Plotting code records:
****

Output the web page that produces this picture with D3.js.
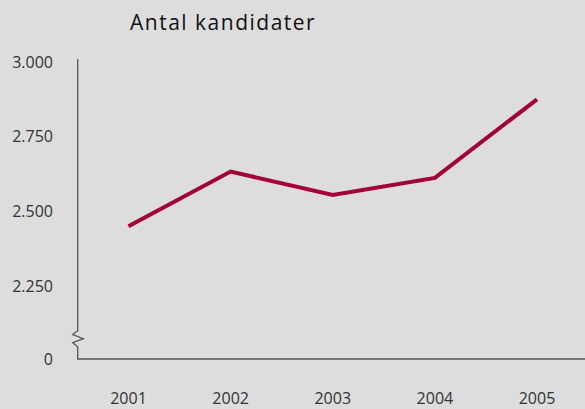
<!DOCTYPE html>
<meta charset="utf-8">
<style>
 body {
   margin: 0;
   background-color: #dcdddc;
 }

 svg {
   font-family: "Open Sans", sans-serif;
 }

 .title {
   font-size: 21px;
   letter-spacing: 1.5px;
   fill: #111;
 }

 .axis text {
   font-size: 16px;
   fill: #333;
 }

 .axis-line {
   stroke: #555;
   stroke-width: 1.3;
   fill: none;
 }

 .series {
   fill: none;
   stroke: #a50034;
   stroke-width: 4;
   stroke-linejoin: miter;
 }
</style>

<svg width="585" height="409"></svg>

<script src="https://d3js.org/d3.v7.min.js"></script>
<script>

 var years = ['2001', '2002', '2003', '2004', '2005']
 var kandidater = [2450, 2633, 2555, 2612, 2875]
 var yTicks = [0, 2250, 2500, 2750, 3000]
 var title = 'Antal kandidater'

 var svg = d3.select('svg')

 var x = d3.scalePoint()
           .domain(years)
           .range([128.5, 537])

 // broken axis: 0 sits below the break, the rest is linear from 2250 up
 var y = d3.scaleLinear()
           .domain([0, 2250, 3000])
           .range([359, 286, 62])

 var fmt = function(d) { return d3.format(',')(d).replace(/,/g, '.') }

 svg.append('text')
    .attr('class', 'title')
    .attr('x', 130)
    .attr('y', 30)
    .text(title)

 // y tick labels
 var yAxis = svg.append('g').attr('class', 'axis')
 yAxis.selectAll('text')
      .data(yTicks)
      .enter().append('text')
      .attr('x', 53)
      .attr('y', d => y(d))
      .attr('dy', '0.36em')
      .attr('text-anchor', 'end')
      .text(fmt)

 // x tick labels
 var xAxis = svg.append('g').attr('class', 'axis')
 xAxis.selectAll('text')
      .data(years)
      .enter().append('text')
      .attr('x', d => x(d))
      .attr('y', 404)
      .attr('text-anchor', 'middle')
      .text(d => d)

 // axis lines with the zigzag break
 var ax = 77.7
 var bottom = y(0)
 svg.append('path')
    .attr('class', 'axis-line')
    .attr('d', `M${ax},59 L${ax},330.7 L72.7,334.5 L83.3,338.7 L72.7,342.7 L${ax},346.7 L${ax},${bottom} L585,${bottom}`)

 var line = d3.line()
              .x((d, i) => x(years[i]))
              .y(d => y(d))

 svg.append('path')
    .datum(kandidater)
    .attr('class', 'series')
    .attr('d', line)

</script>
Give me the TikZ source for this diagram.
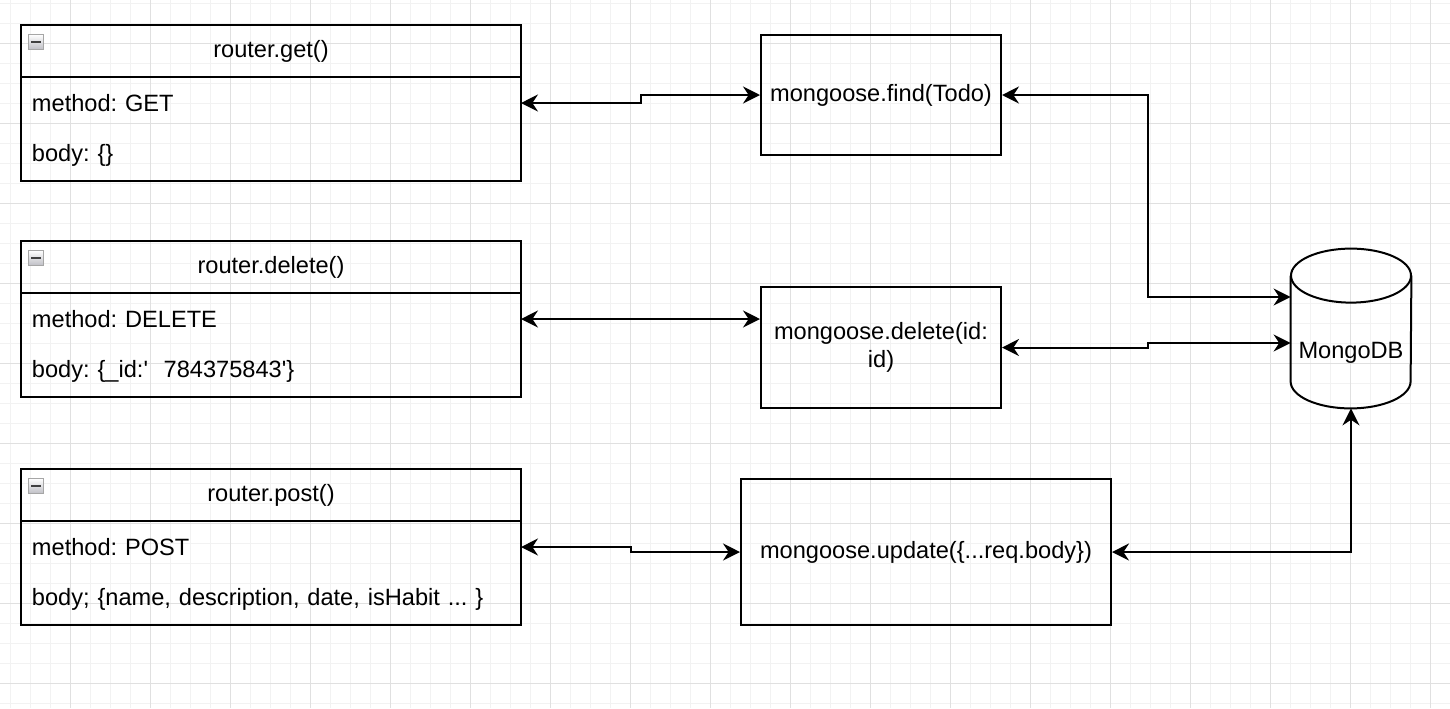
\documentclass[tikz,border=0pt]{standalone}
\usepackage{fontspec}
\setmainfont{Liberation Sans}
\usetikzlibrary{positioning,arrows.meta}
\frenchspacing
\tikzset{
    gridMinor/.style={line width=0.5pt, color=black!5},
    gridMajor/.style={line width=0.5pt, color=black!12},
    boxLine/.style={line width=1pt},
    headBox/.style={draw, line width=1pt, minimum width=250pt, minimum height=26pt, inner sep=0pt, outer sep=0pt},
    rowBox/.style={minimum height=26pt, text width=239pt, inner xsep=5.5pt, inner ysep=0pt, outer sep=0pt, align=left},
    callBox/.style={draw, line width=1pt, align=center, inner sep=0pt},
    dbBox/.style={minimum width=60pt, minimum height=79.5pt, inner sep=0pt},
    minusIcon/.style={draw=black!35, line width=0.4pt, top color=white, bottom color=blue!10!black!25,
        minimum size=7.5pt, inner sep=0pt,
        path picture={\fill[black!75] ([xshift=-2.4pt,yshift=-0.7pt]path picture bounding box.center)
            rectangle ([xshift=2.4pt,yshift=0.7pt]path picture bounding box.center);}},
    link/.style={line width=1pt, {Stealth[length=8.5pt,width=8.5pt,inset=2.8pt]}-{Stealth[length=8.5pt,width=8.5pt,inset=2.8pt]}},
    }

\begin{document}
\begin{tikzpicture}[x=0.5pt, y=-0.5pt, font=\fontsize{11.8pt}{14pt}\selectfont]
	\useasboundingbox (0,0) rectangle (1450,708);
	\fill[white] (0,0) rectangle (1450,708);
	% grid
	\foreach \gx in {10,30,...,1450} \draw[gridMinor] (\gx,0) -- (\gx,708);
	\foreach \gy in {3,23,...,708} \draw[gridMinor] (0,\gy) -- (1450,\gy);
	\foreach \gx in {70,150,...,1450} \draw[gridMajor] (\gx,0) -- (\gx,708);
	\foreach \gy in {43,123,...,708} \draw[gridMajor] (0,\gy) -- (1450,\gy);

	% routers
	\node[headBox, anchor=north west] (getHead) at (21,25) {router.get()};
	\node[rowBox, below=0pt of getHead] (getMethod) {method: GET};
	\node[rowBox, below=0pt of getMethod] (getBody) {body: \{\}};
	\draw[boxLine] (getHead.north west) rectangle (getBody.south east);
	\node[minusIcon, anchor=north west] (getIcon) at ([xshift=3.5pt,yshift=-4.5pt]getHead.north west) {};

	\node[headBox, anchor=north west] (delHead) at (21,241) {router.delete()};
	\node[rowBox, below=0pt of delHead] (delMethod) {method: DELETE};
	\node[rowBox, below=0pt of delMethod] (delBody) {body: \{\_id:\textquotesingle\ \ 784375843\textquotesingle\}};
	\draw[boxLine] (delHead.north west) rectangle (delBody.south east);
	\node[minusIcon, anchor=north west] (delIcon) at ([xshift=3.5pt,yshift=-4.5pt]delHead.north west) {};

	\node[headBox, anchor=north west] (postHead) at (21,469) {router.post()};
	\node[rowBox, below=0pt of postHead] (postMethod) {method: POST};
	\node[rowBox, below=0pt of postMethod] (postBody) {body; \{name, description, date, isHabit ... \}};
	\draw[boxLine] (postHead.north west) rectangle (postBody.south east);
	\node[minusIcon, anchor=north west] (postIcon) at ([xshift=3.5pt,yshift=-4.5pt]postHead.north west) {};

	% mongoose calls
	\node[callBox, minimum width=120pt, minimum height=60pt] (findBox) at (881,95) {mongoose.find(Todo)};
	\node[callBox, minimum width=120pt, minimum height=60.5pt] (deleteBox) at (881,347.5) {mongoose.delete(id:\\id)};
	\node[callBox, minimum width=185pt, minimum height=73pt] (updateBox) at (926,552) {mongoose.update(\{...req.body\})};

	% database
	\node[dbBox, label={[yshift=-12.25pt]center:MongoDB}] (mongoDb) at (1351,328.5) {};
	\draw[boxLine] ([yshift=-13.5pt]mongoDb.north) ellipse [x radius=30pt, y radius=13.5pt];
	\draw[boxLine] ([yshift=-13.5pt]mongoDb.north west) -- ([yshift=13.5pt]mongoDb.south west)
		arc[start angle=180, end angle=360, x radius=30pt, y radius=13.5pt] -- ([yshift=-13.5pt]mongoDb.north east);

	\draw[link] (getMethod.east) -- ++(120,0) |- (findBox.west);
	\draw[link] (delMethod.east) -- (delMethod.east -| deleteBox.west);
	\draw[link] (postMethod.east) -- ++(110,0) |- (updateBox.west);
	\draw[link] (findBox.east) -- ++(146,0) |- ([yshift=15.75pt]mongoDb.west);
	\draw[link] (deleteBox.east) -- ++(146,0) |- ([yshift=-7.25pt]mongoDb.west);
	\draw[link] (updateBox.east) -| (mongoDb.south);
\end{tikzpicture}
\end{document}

****

Transcribe all of the records above character for character. Exclude the pictures.

Output the web page that produces this picture with D3.js.
<!DOCTYPE html>
<meta charset="utf-8">
<style>
 body {
   margin: 0;
   background-color: #dcdddc;
 }

 svg {
   font-family: "Open Sans", sans-serif;
 }

 .title {
   font-size: 21px;
   letter-spacing: 1.5px;
   fill: #111;
 }

 .axis text {
   font-size: 16px;
   fill: #333;
 }

 .axis-line {
   stroke: #555;
   stroke-width: 1.3;
   fill: none;
 }

 .series {
   fill: none;
   stroke: #a50034;
   stroke-width: 4;
   stroke-linejoin: miter;
 }
</style>

<svg width="585" height="409"></svg>

<script src="https://d3js.org/d3.v7.min.js"></script>
<script>

 var years = ['2001', '2002', '2003', '2004', '2005']
 var kandidater = [2450, 2633, 2555, 2612, 2875]
 var yTicks = [0, 2250, 2500, 2750, 3000]
 var title = 'Antal kandidater'

 var svg = d3.select('svg')

 var x = d3.scalePoint()
           .domain(years)
           .range([128.5, 537])

 // broken axis: 0 sits below the break, the rest is linear from 2250 up
 var y = d3.scaleLinear()
           .domain([0, 2250, 3000])
           .range([359, 286, 62])

 var fmt = function(d) { return d3.format(',')(d).replace(/,/g, '.') }

 svg.append('text')
    .attr('class', 'title')
    .attr('x', 130)
    .attr('y', 30)
    .text(title)

 // y tick labels
 var yAxis = svg.append('g').attr('class', 'axis')
 yAxis.selectAll('text')
      .data(yTicks)
      .enter().append('text')
      .attr('x', 53)
      .attr('y', d => y(d))
      .attr('dy', '0.36em')
      .attr('text-anchor', 'end')
      .text(fmt)

 // x tick labels
 var xAxis = svg.append('g').attr('class', 'axis')
 xAxis.selectAll('text')
      .data(years)
      .enter().append('text')
      .attr('x', d => x(d))
      .attr('y', 404)
      .attr('text-anchor', 'middle')
      .text(d => d)

 // axis lines with the zigzag break
 var ax = 77.7
 var bottom = y(0)
 svg.append('path')
    .attr('class', 'axis-line')
    .attr('d', `M${ax},59 L${ax},330.7 L72.7,334.5 L83.3,338.7 L72.7,342.7 L${ax},346.7 L${ax},${bottom} L585,${bottom}`)

 var line = d3.line()
              .x((d, i) => x(years[i]))
              .y(d => y(d))

 svg.append('path')
    .datum(kandidater)
    .attr('class', 'series')
    .attr('d', line)

</script>
Give me the TikZ source for this diagram.
\documentclass[tikz,border=0pt]{standalone}
\usepackage{fontspec}
\setmainfont{Liberation Sans}
\usetikzlibrary{positioning,arrows.meta}
\frenchspacing
\tikzset{
    gridMinor/.style={line width=0.5pt, color=black!5},
    gridMajor/.style={line width=0.5pt, color=black!12},
    boxLine/.style={line width=1pt},
    headBox/.style={draw, line width=1pt, minimum width=250pt, minimum height=26pt, inner sep=0pt, outer sep=0pt},
    rowBox/.style={minimum height=26pt, text width=239pt, inner xsep=5.5pt, inner ysep=0pt, outer sep=0pt, align=left},
    callBox/.style={draw, line width=1pt, align=center, inner sep=0pt},
    dbBox/.style={minimum width=60pt, minimum height=79.5pt, inner sep=0pt},
    minusIcon/.style={draw=black!35, line width=0.4pt, top color=white, bottom color=blue!10!black!25,
        minimum size=7.5pt, inner sep=0pt,
        path picture={\fill[black!75] ([xshift=-2.4pt,yshift=-0.7pt]path picture bounding box.center)
            rectangle ([xshift=2.4pt,yshift=0.7pt]path picture bounding box.center);}},
    link/.style={line width=1pt, {Stealth[length=8.5pt,width=8.5pt,inset=2.8pt]}-{Stealth[length=8.5pt,width=8.5pt,inset=2.8pt]}},
    }

\begin{document}
\begin{tikzpicture}[x=0.5pt, y=-0.5pt, font=\fontsize{11.8pt}{14pt}\selectfont]
	\useasboundingbox (0,0) rectangle (1450,708);
	\fill[white] (0,0) rectangle (1450,708);
	% grid
	\foreach \gx in {10,30,...,1450} \draw[gridMinor] (\gx,0) -- (\gx,708);
	\foreach \gy in {3,23,...,708} \draw[gridMinor] (0,\gy) -- (1450,\gy);
	\foreach \gx in {70,150,...,1450} \draw[gridMajor] (\gx,0) -- (\gx,708);
	\foreach \gy in {43,123,...,708} \draw[gridMajor] (0,\gy) -- (1450,\gy);

	% routers
	\node[headBox, anchor=north west] (getHead) at (21,25) {router.get()};
	\node[rowBox, below=0pt of getHead] (getMethod) {method: GET};
	\node[rowBox, below=0pt of getMethod] (getBody) {body: \{\}};
	\draw[boxLine] (getHead.north west) rectangle (getBody.south east);
	\node[minusIcon, anchor=north west] (getIcon) at ([xshift=3.5pt,yshift=-4.5pt]getHead.north west) {};

	\node[headBox, anchor=north west] (delHead) at (21,241) {router.delete()};
	\node[rowBox, below=0pt of delHead] (delMethod) {method: DELETE};
	\node[rowBox, below=0pt of delMethod] (delBody) {body: \{\_id:\textquotesingle\ \ 784375843\textquotesingle\}};
	\draw[boxLine] (delHead.north west) rectangle (delBody.south east);
	\node[minusIcon, anchor=north west] (delIcon) at ([xshift=3.5pt,yshift=-4.5pt]delHead.north west) {};

	\node[headBox, anchor=north west] (postHead) at (21,469) {router.post()};
	\node[rowBox, below=0pt of postHead] (postMethod) {method: POST};
	\node[rowBox, below=0pt of postMethod] (postBody) {body; \{name, description, date, isHabit ... \}};
	\draw[boxLine] (postHead.north west) rectangle (postBody.south east);
	\node[minusIcon, anchor=north west] (postIcon) at ([xshift=3.5pt,yshift=-4.5pt]postHead.north west) {};

	% mongoose calls
	\node[callBox, minimum width=120pt, minimum height=60pt] (findBox) at (881,95) {mongoose.find(Todo)};
	\node[callBox, minimum width=120pt, minimum height=60.5pt] (deleteBox) at (881,347.5) {mongoose.delete(id:\\id)};
	\node[callBox, minimum width=185pt, minimum height=73pt] (updateBox) at (926,552) {mongoose.update(\{...req.body\})};

	% database
	\node[dbBox, label={[yshift=-12.25pt]center:MongoDB}] (mongoDb) at (1351,328.5) {};
	\draw[boxLine] ([yshift=-13.5pt]mongoDb.north) ellipse [x radius=30pt, y radius=13.5pt];
	\draw[boxLine] ([yshift=-13.5pt]mongoDb.north west) -- ([yshift=13.5pt]mongoDb.south west)
		arc[start angle=180, end angle=360, x radius=30pt, y radius=13.5pt] -- ([yshift=-13.5pt]mongoDb.north east);

	\draw[link] (getMethod.east) -- ++(120,0) |- (findBox.west);
	\draw[link] (delMethod.east) -- (delMethod.east -| deleteBox.west);
	\draw[link] (postMethod.east) -- ++(110,0) |- (updateBox.west);
	\draw[link] (findBox.east) -- ++(146,0) |- ([yshift=15.75pt]mongoDb.west);
	\draw[link] (deleteBox.east) -- ++(146,0) |- ([yshift=-7.25pt]mongoDb.west);
	\draw[link] (updateBox.east) -| (mongoDb.south);
\end{tikzpicture}
\end{document}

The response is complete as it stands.